Production-code unit tests across 7 files (~640 LOC, 60 tests):

  • schema.test.ts — Zod accepts well-formed envelopes; rejects

unknown tier, unknown auth_method, negative cap_usd, anomaly_score outside [0,1], missing iss; accepts wildcard * and explicit allowlists for models; accepts optional xdr_risk.

  • keys.test.tsgenerateKeyPair returns Ed25519 with unique

kid; sign/verify smoke proves public/private keys match; loadEnvelopeSigningKey returns ephemeral keypair when no prefix is configured (and never persists across calls).

  • sign.test.ts — Compact JWS with three segments; kid in

protected header; iat/exp/jti overwritten by signer; custom ttlSec honored.

  • verify.test.ts — Round-trip; tamper detection (bit flip in

payload segment); expired token rejected with JWTExpired (and never falls back to previous key on expiry); rotation falls back to previous when current rejects; fails when neither key accepts; performance smoke (100 sign+verify roundtrips < 1 sec).

  • synth.test.tsmapAuthMethod mappings (sso → supabase_jwt,

agent-jwt → agent_jwt, mtls → mtls, default → api_key); buildSubjectId SPIFFE for mtls/agent_jwt, user:{userId} for api_key, tenant:{tenantId} fallback; normalizeBudgetPeriod (daily → day, monthly → month); full synth for human + mTLS-agent callers; injected getBudgetSpent + getAnomalyScore deps thread through; throws when apiKey is missing; clamps non-finite cap to 0.
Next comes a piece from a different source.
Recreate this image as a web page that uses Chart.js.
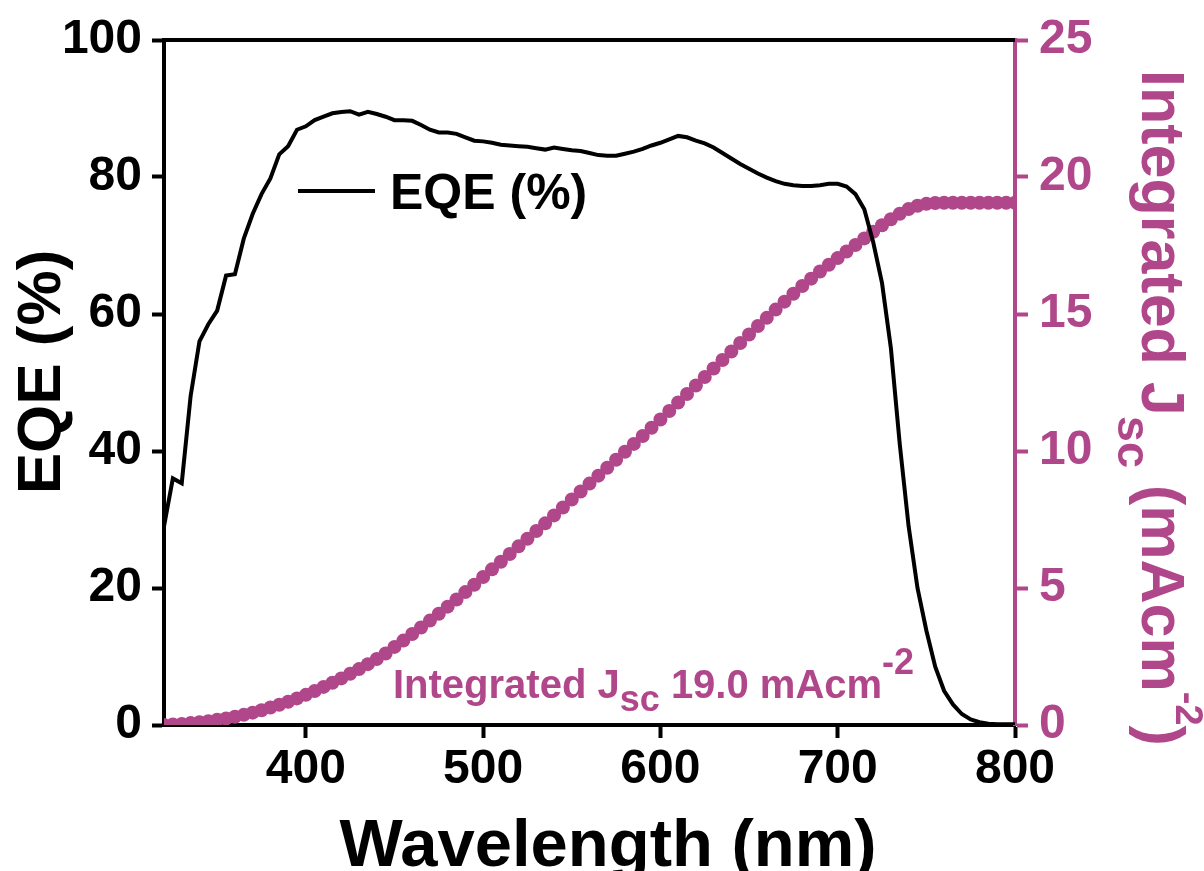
<!DOCTYPE html>
<html>
<head>
<meta charset="utf-8">
<script src="https://cdn.jsdelivr.net/npm/chart.js@4.4.1/dist/chart.umd.min.js"></script>
<style>
  html, body { margin: 0; padding: 0; background: #fff; }
  #wrap { width: 1204px; height: 871px; }
</style>
</head>
<body>
<div id="wrap"><canvas id="eqeChart" width="1204" height="871"></canvas></div>
<script>
// wavelength (nm), one point every 5 nm
const wavelength = [
  320, 325, 330, 335, 340, 345, 350, 355, 360, 365, 370, 375, 380, 385, 390, 395,
  400, 405, 410, 415, 420, 425, 430, 435, 440, 445, 450, 455, 460, 465, 470, 475,
  480, 485, 490, 495, 500, 505, 510, 515, 520, 525, 530, 535, 540, 545, 550, 555,
  560, 565, 570, 575, 580, 585, 590, 595, 600, 605, 610, 615, 620, 625, 630, 635,
  640, 645, 650, 655, 660, 665, 670, 675, 680, 685, 690, 695, 700, 705, 710, 715,
  720, 725, 730, 735, 740, 745, 750, 755, 760, 765, 770, 775, 780, 785, 790, 795, 800
];

// EQE (%)
const eqe = [
  29.0, 36.0, 35.3, 48.0, 56.0, 58.5, 60.5, 65.6, 65.8, 71.0, 74.6, 77.5, 79.8, 83.3, 84.5, 86.9,
  87.4, 88.3, 88.8, 89.3, 89.5, 89.6, 89.1, 89.5, 89.2, 88.8, 88.3, 88.3, 88.2, 87.6, 86.9, 86.5,
  86.5, 86.3, 85.8, 85.3, 85.2, 85.0, 84.7, 84.6, 84.5, 84.4, 84.2, 84.0, 84.3, 84.1, 83.9, 83.8,
  83.5, 83.2, 83.1, 83.1, 83.4, 83.7, 84.1, 84.6, 85.0, 85.5, 86.0, 85.8, 85.3, 84.9, 84.3, 83.5,
  82.7, 81.9, 81.2, 80.5, 79.9, 79.4, 79.0, 78.8, 78.7, 78.7, 78.8, 79.0, 79.0, 78.6, 77.5, 75.3,
  70.5, 64.5, 55.0, 41.0, 29.0, 20.0, 13.8, 8.5, 5.0, 3.0, 1.6, 0.8, 0.4, 0.2, 0.1, 0.1, 0.1
];

// integrated Jsc (mA cm^-2)
const jsc = [
  0.00, 0.02, 0.04, 0.07, 0.10, 0.14, 0.19, 0.24, 0.30, 0.37, 0.45, 0.54, 0.64, 0.74, 0.85, 0.97,
  1.10, 1.24, 1.39, 1.54, 1.70, 1.87, 2.04, 2.22, 2.41, 2.61, 2.85, 3.08, 3.32, 3.56, 3.81, 4.06,
  4.32, 4.58, 4.85, 5.12, 5.40, 5.68, 5.96, 6.24, 6.52, 6.80, 7.08, 7.36, 7.65, 7.94, 8.23, 8.52,
  8.81, 9.10, 9.39, 9.68, 9.97, 10.26, 10.55, 10.85, 11.15, 11.46, 11.77, 12.08, 12.39, 12.70, 13.01, 13.32,
  13.63, 13.94, 14.25, 14.56, 14.86, 15.16, 15.45, 15.74, 16.02, 16.29, 16.55, 16.80, 17.04, 17.28, 17.52, 17.76,
  18.00, 18.24, 18.46, 18.66, 18.83, 18.95, 19.02, 19.05, 19.06, 19.06, 19.06, 19.06, 19.06, 19.06, 19.06, 19.06, 19.06
];

const xTicks = [400, 500, 600, 700, 800];
const PINK = '#b1478b';
const FONT = '"Liberation Sans", Arial, sans-serif';

// draw a run of text pieces; each piece may be shifted (sub/superscript)
function drawRuns(ctx, runs, x, y) {
  let cx = x;
  runs.forEach(r => {
    ctx.font = 'bold ' + r.size + 'px ' + FONT;
    ctx.fillText(r.text, cx, y + (r.dy || 0));
    cx += ctx.measureText(r.text).width;
  });
}

const labelsPlugin = {
  id: 'labels',
  afterDraw(chart) {
    const ctx = chart.ctx;
    const a = chart.chartArea;
    ctx.save();

    // top frame line
    ctx.strokeStyle = '#000';
    ctx.lineWidth = 4;
    ctx.beginPath();
    ctx.moveTo(a.left - 2, a.top);
    ctx.lineTo(a.right, a.top);
    ctx.stroke();

    ctx.textBaseline = 'alphabetic';

    // left title
    ctx.save();
    ctx.translate(60, 372);
    ctx.rotate(-Math.PI / 2);
    ctx.fillStyle = '#000';
    ctx.textAlign = 'center';
    ctx.font = 'bold 62px ' + FONT;
    ctx.fillText('EQE (%)', 0, 0);
    ctx.restore();

    // bottom title
    ctx.fillStyle = '#000';
    ctx.textAlign = 'center';
    ctx.font = 'bold 67px ' + FONT;
    ctx.fillText('Wavelength (nm)', 608, 866);

    // right title
    ctx.save();
    ctx.translate(1142, 70);
    ctx.rotate(Math.PI / 2);
    ctx.fillStyle = PINK;
    ctx.textAlign = 'left';
    drawRuns(ctx, [
      { text: 'Integrated J', size: 61 },
      { text: 'sc', size: 47, dy: 24 },
      { text: ' (mAcm', size: 61 },
      { text: '-2', size: 38, dy: -34 },
      { text: ')', size: 61 }
    ], 0, 0);
    ctx.restore();

    // legend
    ctx.strokeStyle = '#000';
    ctx.lineWidth = 4;
    ctx.beginPath();
    ctx.moveTo(298, 191);
    ctx.lineTo(375, 191);
    ctx.stroke();
    ctx.fillStyle = '#000';
    ctx.textAlign = 'left';
    ctx.font = 'bold 50px ' + FONT;
    ctx.fillText('EQE (%)', 390, 209);

    // annotation
    ctx.fillStyle = PINK;
    drawRuns(ctx, [
      { text: 'Integrated J', size: 40 },
      { text: 'sc', size: 36, dy: 13 },
      { text: ' 19.0 mAcm', size: 40 },
      { text: '-2', size: 36, dy: -24 }
    ], 393, 698);

    ctx.restore();
  }
};

new Chart(document.getElementById('eqeChart'), {
  type: 'line',
  data: {
    datasets: [
      {
        label: 'EQE (%)',
        data: wavelength.map((w, i) => ({ x: w, y: eqe[i] })),
        yAxisID: 'y',
        borderColor: '#000',
        borderWidth: 4,
        pointRadius: 0,
        tension: 0
      },
      {
        label: 'Integrated Jsc',
        data: wavelength.map((w, i) => ({ x: w, y: jsc[i] })),
        yAxisID: 'y2',
        borderColor: PINK,
        borderWidth: 5,
        pointRadius: 7,
        pointBackgroundColor: PINK,
        pointBorderColor: PINK,
        pointBorderWidth: 0,
        tension: 0
      }
    ]
  },
  options: {
    responsive: false,
    animation: false,
    layout: { padding: { top: 40, left: 0, right: 0, bottom: 0 } },
    plugins: { legend: { display: false }, tooltip: { enabled: false } },
    scales: {
      x: {
        type: 'linear',
        position: 'bottom',
        min: 320,
        max: 800,
        afterBuildTicks: s => { s.ticks = xTicks.map(v => ({ value: v })); },
        afterFit: s => { s.height = 146; },
        ticks: { color: '#000', font: { family: FONT, size: 48, weight: 'bold' }, padding: 3, maxRotation: 0 },
        grid: { drawOnChartArea: false, drawTicks: true, tickLength: 13, tickWidth: 4, tickColor: '#000' },
        border: { display: true, width: 4, color: '#000' }
      },
      y: {
        position: 'left',
        min: 0,
        max: 100,
        ticks: { stepSize: 20, color: '#000', font: { family: FONT, size: 48, weight: 'bold' }, padding: 10 },
        afterFit: s => { s.width = 164; },
        grid: { drawOnChartArea: false, drawTicks: true, tickLength: 12, tickWidth: 4, tickColor: '#000' },
        border: { display: true, width: 4, color: '#000' }
      },
      y2: {
        position: 'right',
        min: 0,
        max: 25,
        ticks: { stepSize: 5, color: PINK, font: { family: FONT, size: 48, weight: 'bold' }, padding: 11 },
        afterFit: s => { s.width = 189; },
        grid: { drawOnChartArea: false, drawTicks: true, tickLength: 13, tickWidth: 4, tickColor: PINK },
        border: { display: true, width: 4, color: PINK }
      }
    }
  },
  plugins: [labelsPlugin]
});
</script>
</body>
</html>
  • compat.test.tsenvelopeToApiKey projects to legacy shape;

sandbox tier → environment=test; explicit allowedModels preserved; wildcard models → null; budgetLimitUsd formatted as 2-decimal string; mtls:{agentId} / agent-jwt:{agentId} / envelope:{jti} id patterns; isSyntheticApiKey prefix detection.
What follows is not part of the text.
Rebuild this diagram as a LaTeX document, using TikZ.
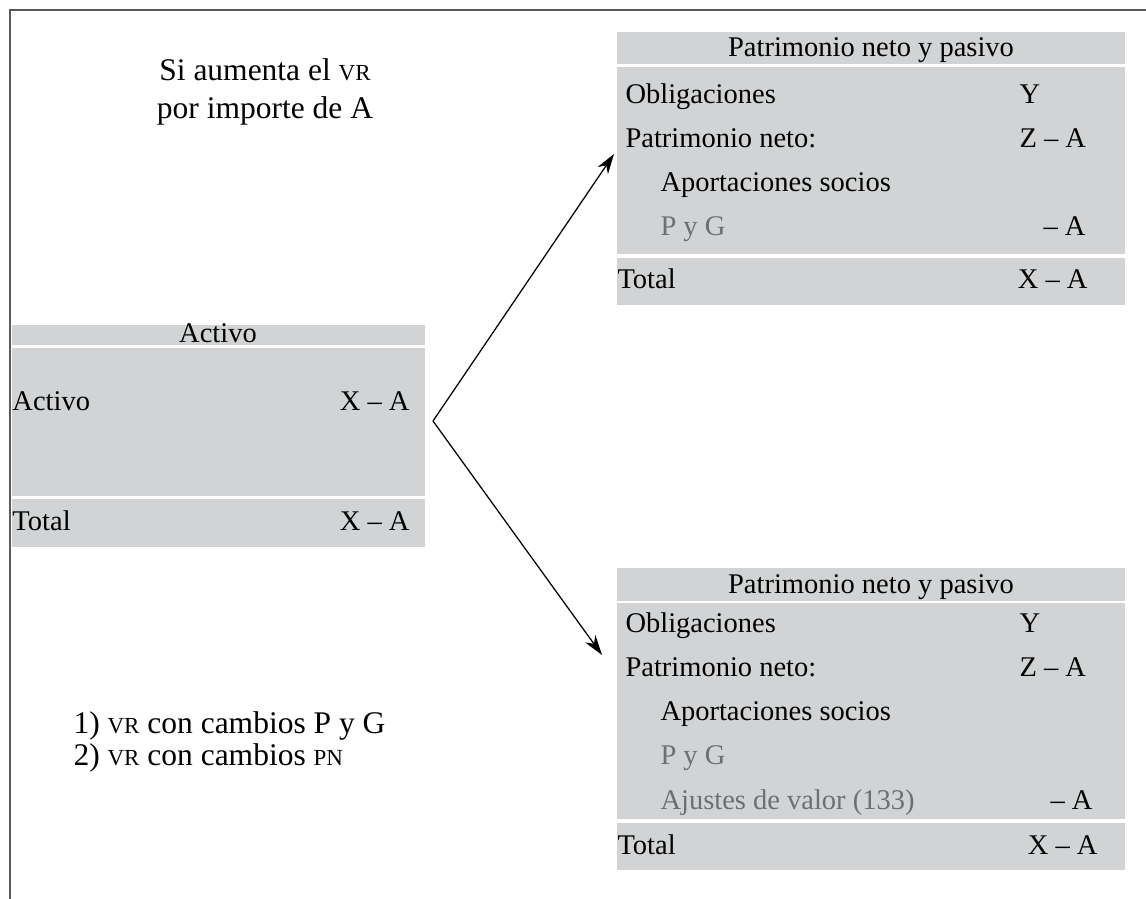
\documentclass[tikz,border=0pt]{standalone}
\usepackage{fontspec}
\setmainfont{Liberation Serif}
\usepackage{tikz}
\usetikzlibrary{arrows.meta}

\definecolor{boxgray}{RGB}{209,211,212}
\definecolor{softgray}{RGB}{110,111,113}
\definecolor{framegray}{RGB}{90,90,90}
\newcommand{\smallcap}[1]{{\fontsize{9.2}{10}\selectfont #1}}

\begin{document}
\begin{tikzpicture}[x=0.4pt, y=-0.4pt,
    cell/.style={inner sep=0pt, font=\fontsize{11.4}{13}\selectfont,
        text height=1.5ex, text depth=.25ex},
    note/.style={inner sep=0pt, font=\fontsize{12.6}{15}\selectfont},
    link/.style={line width=0.5pt, -{Stealth[length=8pt, width=5pt, inset=2.5pt]}}]

    % Fix the page size
    \useasboundingbox (0,0) rectangle (1146,899);

    % Draw the open frame
    \draw[framegray, line width=0.8pt] (10,899) -- (10,10) -- (1146,10);

    % Draw the grey bands of the three balance sheets
    \foreach \xa/\xb/\ya/\yb in {12/425/325/345, 12/425/348/496, 12/425/499/547,
        617/1125/32/64, 617/1125/67/254, 617/1125/258/305,
        617/1125/568/601, 617/1125/603/819, 617/1125/823/870}
        \fill[boxgray] (\xa,\ya) rectangle (\xb,\yb);

    % Activo side
    \node[cell] (act-head) at (218,335) {Activo};
    \node[cell, anchor=west] (act-row) at (12,403) {Activo};
    \node[cell, anchor=east] (act-val) at (410,403) {X -- A};
    \node[cell, anchor=west] (act-tot) at (12,523) {Total};
    \node[cell, anchor=east] (act-totval) at (410,523) {X -- A};

    % Rows shared by both liability sides
    \foreach \dy/\side in {0/up, 529/dn}
    {
        \node[cell, anchor=west] (\side-obl) at (625,96+\dy) {Obligaciones};
        \node[cell, anchor=west] (\side-y) at (1019,96+\dy) {Y};
        \node[cell, anchor=west] (\side-pn) at (625,140+\dy) {Patrimonio neto:};
        \node[cell, anchor=west] (\side-pnval) at (1019,140+\dy) {Z -- A};
        \node[cell, anchor=west] (\side-apo) at (660,184+\dy) {Aportaciones socios};
        \node[cell, anchor=west, text=softgray] (\side-pyg) at (660,228+\dy) {P y G};
    }

    % Upper side: VR through P y G
    \node[cell] (up-head) at (871,49) {Patrimonio neto y pasivo};
    \node[cell, anchor=east] (up-pygval) at (1086,228) {-- A};
    \node[cell, anchor=west] (up-tot) at (617,281) {Total};
    \node[cell, anchor=east] (up-totval) at (1088,281) {X -- A};

    % Lower side: VR through PN
    \node[cell] (dn-head) at (871,586) {Patrimonio neto y pasivo};
    \node[cell, anchor=west, text=softgray] (dn-aju) at (660,802) {Ajustes de valor (133)};
    \node[cell, anchor=east] (dn-ajuval) at (1093,802) {-- A};
    \node[cell, anchor=west] (dn-tot) at (617,847) {Total};
    \node[cell, anchor=east] (dn-totval) at (1098,847) {X -- A};

    % Notes
    \node[note, align=center] (rise) at (265,92) {Si aumenta el \smallcap{VR}\\por importe de A};
    \node[note, font=\fontsize{12.6}{12.8}\selectfont, align=left, anchor=west] (modes) at (73,742)
        {1) \smallcap{VR} con cambios P y G\\2) \smallcap{VR} con cambios \smallcap{PN}};

    % Finally the two outcomes
    \coordinate (fork) at (433,421);
    \coordinate (up-tip) at (614,154);
    \coordinate (dn-tip) at (602,655);
    \draw[link] (fork) -- (up-tip);
    \draw[link] (fork) -- (dn-tip);
\end{tikzpicture}
\end{document}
  • middleware.test.tsmode="off" clears context, no header;

mode="audit-only" signs, sets context, emits header, decodes sub correctly; audit-only fails open when synth throws (apiKey missing); construction throws when audit-only mode given no keys.

Full unit suite: 7657 passed / 0 failed (839 test files, +7 from new module). pnpm tsgo exit 0. oxlint --type-aware 0 warnings, 0 errors. oxfmt --check clean.

Lockstep

  • TypeScript SDK: no change (envelope is internal infra)
  • Python SDK: no change
  • MCP tools: no change (no agent-facing surface — A-8 adds

/v1/envelope/replay)

  • API surface: no change (no new routes)
  • site/public/routes.json: unchanged
  • OpenAPI: unchanged

By design, A-1's lockstep matrix is empty — this is greenfield infrastructure that downstream PRs (A-3 onward) will expose. The empty matrix is honest, not an oversight.

Codex review focus

  • Turn 1 (design): synth.ts claim assembly correctness, especially

br_principal.user_id source (apiKey.userId vs \_principal.id); reuse discipline (every value derived from existing primitive vs recomputed locally); type safety; backward compatibility (no existing call sites broken).
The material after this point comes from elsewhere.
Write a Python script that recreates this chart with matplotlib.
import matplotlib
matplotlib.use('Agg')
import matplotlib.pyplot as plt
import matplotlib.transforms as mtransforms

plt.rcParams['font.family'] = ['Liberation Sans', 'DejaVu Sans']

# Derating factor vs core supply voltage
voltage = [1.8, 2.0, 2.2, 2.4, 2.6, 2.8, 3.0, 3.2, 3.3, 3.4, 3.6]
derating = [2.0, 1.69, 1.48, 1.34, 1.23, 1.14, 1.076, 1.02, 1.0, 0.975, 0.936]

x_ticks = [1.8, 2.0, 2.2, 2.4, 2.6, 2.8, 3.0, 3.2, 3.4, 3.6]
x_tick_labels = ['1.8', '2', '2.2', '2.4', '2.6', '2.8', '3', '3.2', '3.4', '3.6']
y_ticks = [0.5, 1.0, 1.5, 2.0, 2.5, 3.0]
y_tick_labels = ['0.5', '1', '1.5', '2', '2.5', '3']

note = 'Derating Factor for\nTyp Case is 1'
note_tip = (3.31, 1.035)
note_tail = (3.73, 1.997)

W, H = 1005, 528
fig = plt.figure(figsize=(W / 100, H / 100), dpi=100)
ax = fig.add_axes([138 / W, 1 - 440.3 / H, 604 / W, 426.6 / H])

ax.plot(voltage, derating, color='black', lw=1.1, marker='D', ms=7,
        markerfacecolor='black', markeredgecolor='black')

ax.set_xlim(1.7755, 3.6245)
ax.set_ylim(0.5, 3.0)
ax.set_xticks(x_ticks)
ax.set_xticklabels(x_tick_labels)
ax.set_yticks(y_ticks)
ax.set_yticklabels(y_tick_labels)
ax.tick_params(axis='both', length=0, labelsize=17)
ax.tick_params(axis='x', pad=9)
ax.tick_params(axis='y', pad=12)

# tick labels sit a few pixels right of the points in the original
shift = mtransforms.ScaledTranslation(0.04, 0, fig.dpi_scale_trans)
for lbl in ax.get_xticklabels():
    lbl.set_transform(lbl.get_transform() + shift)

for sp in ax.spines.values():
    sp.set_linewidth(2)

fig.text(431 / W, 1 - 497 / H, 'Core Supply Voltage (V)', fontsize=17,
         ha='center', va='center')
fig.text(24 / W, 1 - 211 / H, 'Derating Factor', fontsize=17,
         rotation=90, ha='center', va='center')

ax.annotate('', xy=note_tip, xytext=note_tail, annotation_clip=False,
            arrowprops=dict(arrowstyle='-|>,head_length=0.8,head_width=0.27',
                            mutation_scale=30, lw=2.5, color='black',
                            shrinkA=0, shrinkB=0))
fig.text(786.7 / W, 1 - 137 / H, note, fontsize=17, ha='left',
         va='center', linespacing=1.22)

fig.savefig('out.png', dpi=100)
  • Turn 2 (security): verify.ts key-rotation downgrade-oracle

check (JWTExpired from current-key NOT swallowed before previous-key attempt); audit-only fail-open semantics correctly preserve request flow; envelope token never leaks via header/log/error message; tenant isolation (every claim that includes a tenant ID is keyed on the apiKey's tenantId, never cross-tenant).